◆ **Given problem**: Leave out all pictures. Return exactly the lines from the top of the material through the line containing "var groupFrom = 1, groupTo = 3;".

◆ **Data extract**:
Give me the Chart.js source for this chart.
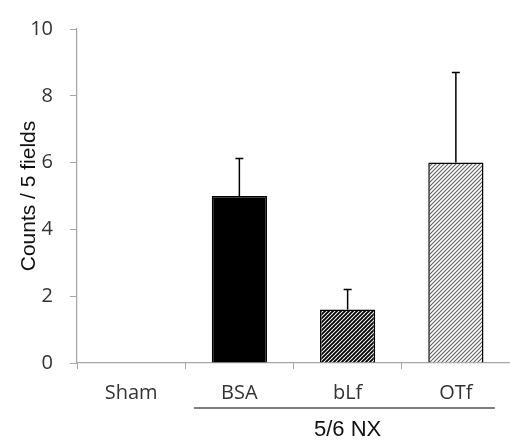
<!DOCTYPE html>
<html>
<head>
<meta charset="utf-8">
<script src="https://cdn.jsdelivr.net/npm/chart.js@4.4.0/dist/chart.umd.min.js"></script>
<style>
  body { margin: 0; background: #fff; }
  #wrap { width: 510px; height: 443px; position: relative; }
</style>
</head>
<body>
<div id="wrap"><canvas id="chartCounts"></canvas></div>
<script>
var categories = ['Sham', 'BSA', 'bLf', 'OTf'];
var counts = [0, 5.0, 1.6, 6.0];
var errUp = [0, 1.12, 0.6, 2.7];
var yTicks = [0, 2, 4, 6, 8, 10];
var groupLabel = '5/6 NX';
var groupFrom = 1, groupTo = 3;

// hatch fills
function hatch(bg, fg, lw) {
    var c = document.createElement('canvas');
    c.width = 4; c.height = 4;
    var g = c.getContext('2d');
    g.fillStyle = bg;
    g.fillRect(0, 0, 4, 4);
    g.strokeStyle = fg;
    g.lineWidth = lw;
    g.beginPath();
    g.moveTo(-1, 5); g.lineTo(5, -1);
    g.moveTo(-1, 1); g.lineTo(1, -1);
    g.moveTo(3, 5); g.lineTo(5, 3);
    g.stroke();
    return document.getElementById('chartCounts').getContext('2d').createPattern(c, 'repeat');
}

var fills = ['#ffffff', '#000000', hatch('#ffffff', '#000000', 1.9), hatch('#ffffff', '#606060', 1.1)];
var axisColor = '#a6a6a6';

var errorBars = {
    id: 'errorBars',
    afterDatasetsDraw: function(chart) {
        var ctx = chart.ctx;
        var y = chart.scales.y;
        var meta = chart.getDatasetMeta(0);
        ctx.save();
        ctx.strokeStyle = '#000';
        ctx.lineWidth = 1.5;
        meta.data.forEach(function(bar, i) {
            if (!errUp[i]) return;
            var top = y.getPixelForValue(counts[i] + errUp[i]);
            ctx.beginPath();
            ctx.moveTo(bar.x, bar.y);
            ctx.lineTo(bar.x, top);
            ctx.moveTo(bar.x - 4, top);
            ctx.lineTo(bar.x + 4, top);
            ctx.stroke();
        });
        ctx.restore();
    }
};

var groupBracket = {
    id: 'groupBracket',
    afterDraw: function(chart) {
        var ctx = chart.ctx;
        var x = chart.scales.x;
        var w = x.getPixelForValue(1) - x.getPixelForValue(0);
        var x1 = x.getPixelForValue(groupFrom) - 0.42 * w;
        var x2 = x.getPixelForValue(groupTo) + 0.36 * w;
        var yLine = chart.chartArea.bottom + 45;
        ctx.save();
        ctx.strokeStyle = '#000';
        ctx.lineWidth = 1.2;
        ctx.beginPath();
        ctx.moveTo(x1, yLine);
        ctx.lineTo(x2, yLine);
        ctx.stroke();
        ctx.fillStyle = '#111';
        ctx.font = '22px "Liberation Sans", Arial, sans-serif';
        ctx.textAlign = 'center';
        ctx.textBaseline = 'alphabetic';
        ctx.fillText(groupLabel, x.getPixelForValue((groupFrom + groupTo) / 2), chart.chartArea.bottom + 73);
        ctx.restore();
    }
};

var ctx = document.getElementById('chartCounts');
var chartCounts = new Chart(ctx, {
    type: 'bar',
    data: {
        labels: categories,
        datasets: [{
            data: counts,
            backgroundColor: fills,
            borderColor: '#000',
            borderWidth: [0, 1.5, 1.5, 1.5],
            borderSkipped: 'bottom',
            categoryPercentage: 1,
            barPercentage: 0.51
        }]
    },
    options: {
        responsive: true,
        maintainAspectRatio: false,
        animation: false,
        layout: { padding: { top: 20, right: 0, left: 0, bottom: 0 } },
        plugins: {
            legend: { display: false },
            tooltip: { enabled: false }
        },
        scales: {
            x: {
                grid: {
                    offset: true,
                    drawOnChartArea: false,
                    color: axisColor,
                    tickLength: 6
                },
                border: { color: axisColor, width: 1.2 },
                ticks: {
                    color: '#333',
                    padding: 12,
                    font: { family: '"Open Sans", sans-serif', size: 20 }
                },
                afterFit: function(s) { s.height = 80; }
            },
            y: {
                min: 0,
                max: 10,
                afterBuildTicks: function(s) {
                    s.ticks = yTicks.map(function(v) { return { value: v }; });
                },
                grid: {
                    drawOnChartArea: false,
                    color: axisColor,
                    tickLength: 7
                },
                border: { color: axisColor, width: 1.2 },
                ticks: {
                    color: '#333',
                    padding: 17,
                    font: { family: '"Open Sans", sans-serif', size: 20 }
                },
                title: {
                    display: true,
                    text: 'Counts / 5 fields',
                    color: '#111',
                    padding: { top: 17, bottom: 0 },
                    font: { family: '"Liberation Sans", Arial, sans-serif', size: 21 }
                },
                afterFit: function(s) { s.width = 77; }
            }
        }
    },
    plugins: [errorBars, groupBracket]
});
</script>
</body>
</html>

◆ **Problem solution**:
Give me the Chart.js source for this chart.
<!DOCTYPE html>
<html>
<head>
<meta charset="utf-8">
<script src="https://cdn.jsdelivr.net/npm/chart.js@4.4.0/dist/chart.umd.min.js"></script>
<style>
  body { margin: 0; background: #fff; }
  #wrap { width: 510px; height: 443px; position: relative; }
</style>
</head>
<body>
<div id="wrap"><canvas id="chartCounts"></canvas></div>
<script>
var categories = ['Sham', 'BSA', 'bLf', 'OTf'];
var counts = [0, 5.0, 1.6, 6.0];
var errUp = [0, 1.12, 0.6, 2.7];
var yTicks = [0, 2, 4, 6, 8, 10];
var groupLabel = '5/6 NX';
var groupFrom = 1, groupTo = 3;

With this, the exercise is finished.